Elias Canetti schreibt vom Triumph des Überlebenden, das kenne ich nicht, sondern: sich zu schämen. Am Mittwoch, 4. Dezember, dreizehn Uhr, habe ich erfahren, dass wir in derselben Sankt Katharinen-Klinik gelegen haben, du bist dort gestorben, ich entlassen! Nicht davon gewusst. Vorgestern nach der Schmerz-Therapie in der Neuro-Chirurgie, auf der Nachbar-Abteilung, "Neurologie, wo die Schlaganfälle liegen", nach dem berühmten Dichter Peter Kurzeck, der hier gestorben sei, gefragt. Keiner hat davon gewusst. Jeder lebt in seinen eigenen Welten. In der medizinischen sind Poeten "Fälle". Neidisch bin ich, wenn die Schmerzen wieder wie Kolik krampfen und Wehen. Das kommt vom Balzac-Jahrzehnt, zwanzig Stunden schreiben, zwanzig Seiten am Tag. Keine Zeit für Verlagskram. Später. Später. Zähne zusammenbeißend weiterschreiben. Entschieden. Weiterleben? Wie lange? Wie? Letzte Aufgabe, alle Erzählungen versorgen. Sie sollen überleben.

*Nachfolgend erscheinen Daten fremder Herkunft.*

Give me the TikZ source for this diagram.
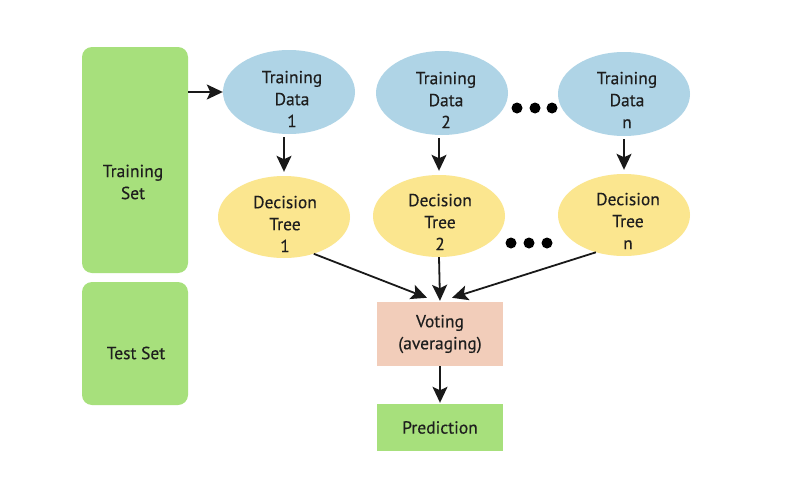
\documentclass[tikz,border=0pt]{standalone}
\usepackage{fontspec}
\setmainfont[FakeBold=0.35]{PT Sans}
\usetikzlibrary{shapes.geometric,arrows.meta}
\definecolor{setgreen}{HTML}{A7E07C}
\definecolor{dblue}{HTML}{AFD4E6}
\definecolor{tyellow}{HTML}{FBE68F}
\definecolor{vpeach}{HTML}{F2CDBA}
\definecolor{ink}{HTML}{1E1E1E}
\begin{document}
\begin{tikzpicture}[x=1pt,y=-1pt,
  every node/.style={font=\fontsize{17.5}{22}\selectfont, text=ink},
  setbox/.style={fill=setgreen, rounded corners=10pt, inner sep=0pt},
  tdata/.style={ellipse, fill=dblue, minimum width=132pt, minimum height=84pt, inner sep=0pt},
  dtree/.style={ellipse, fill=tyellow, minimum width=132pt, minimum height=82pt, inner sep=0pt},
  lbl/.style={align=center, inner sep=0pt},
  arr/.style={-{Stealth[length=16pt,width=15pt,inset=3.5pt]}, line width=1.8pt, draw=black!90},
  dotmark/.style={circle, fill=black, minimum size=11pt, inner sep=0pt}
]
\fill[white] (0,0) rectangle (793,482);
\useasboundingbox (0,0) rectangle (793,482);

% left sets
\node[setbox, minimum width=106pt, minimum height=226pt] (tset) at (135,160) {};
\node[lbl] (tsett) at (133,182) {Training\\Set};
\node[setbox, minimum width=106pt, minimum height=123pt] (test) at (135,343.5) {};
\node[lbl] (testt) at (136,353) {Test Set};

% training data
\node[tdata] (td1) at (289,92) {};
\node[lbl] (td1t) at (292,99) {Training\\Data\\1};
\node[tdata] (td2) at (442,93) {};
\node[lbl] (td2t) at (446,100) {Training\\Data\\2};
\node[tdata] (tdn) at (624,94) {};
\node[lbl] (tdnt) at (627,100) {Training\\Data\\n};

% decision trees
\node[dtree] (dt1) at (284,217) {};
\node[lbl] (dt1t) at (285,224) {Decision\\Tree\\1};
\node[dtree] (dt2) at (439,216) {};
\node[lbl] (dt2t) at (440,222) {Decision\\Tree\\2};
\node[dtree] (dtn) at (624,215) {};
\node[lbl] (dtnt) at (628,221) {Decision\\Tree\\n};

% dots
\node[dotmark] (a1) at (517,108) {};
\node[dotmark] (a2) at (535,108) {};
\node[dotmark] (a3) at (552,108) {};
\node[dotmark] (b1) at (511,243) {};
\node[dotmark] (b2) at (529,243) {};
\node[dotmark] (b3) at (547,243) {};

% voting and prediction
\node[fill=vpeach, minimum width=126pt, minimum height=64pt, inner sep=0pt, align=center] (vote) at (440,334) {Voting\\(averaging)};
\node[fill=setgreen, minimum width=126pt, minimum height=47pt, inner sep=0pt] (pred) at (440,427.5) {Prediction};

% connectors
\draw[arr] (tset.east |- td1) -- (td1.west);
\draw[arr, shorten <=3pt, shorten >=4pt] (td1.south -| dt1.north) -- (dt1.north);
\draw[arr, shorten <=3pt, shorten >=4pt] (td2.south -| dt2.north) -- (dt2.north);
\draw[arr, shorten <=3pt, shorten >=4pt] (tdn.south -| dtn.north) -- (dtn.north);
\draw[arr] (dt1.-51) -- ([xshift=-13pt,yshift=4pt]vote.north);
\draw[arr] (dt2.south) -- ([yshift=1pt]vote.north);
\draw[arr] (dtn.-127) -- ([xshift=12pt,yshift=4pt]vote.north);
\draw[arr, shorten >=1pt] (vote.south) -- (pred.north);
\end{tikzpicture}
\end{document}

Viermal operiert, immer die wieder gerade laufenden, hinkenden Gesundenden bemerkt, gesprochen, gestern wieder ein hochgewachsener Scheich im weiß-goldenen Gewand aus Äpypten beim Senior-Dr. Fouad Leheta, mit einem Bodyguard im schwarzen Maßanzug spreche ich englisch, gutes Queens-English. Damals war es eine Prinzessin, sie kam im Rollstuhl, ich ohnmächtig vor Schmerz liegend. Zwei Tage später gingen wir, wie lineal-verschluckt aufrecht, über den Gang, sprachen vorsichtig English. Aber dass in einer Klinik wie dieser nebenan einer stirbt. Keiner weiß. Peter schrieb den Roman "Keiner stirbt". Assoziations-Wahn gehört zum Beruf.

Gestern suche ich ein Buch als Geschenk, greife nach Peter Kurzecks Romanen und finde jene Widmung! Meine Erinnerung an eine wort- und klanggeprägte Nähe ist keine literarische Rückwärts-Übertreibung!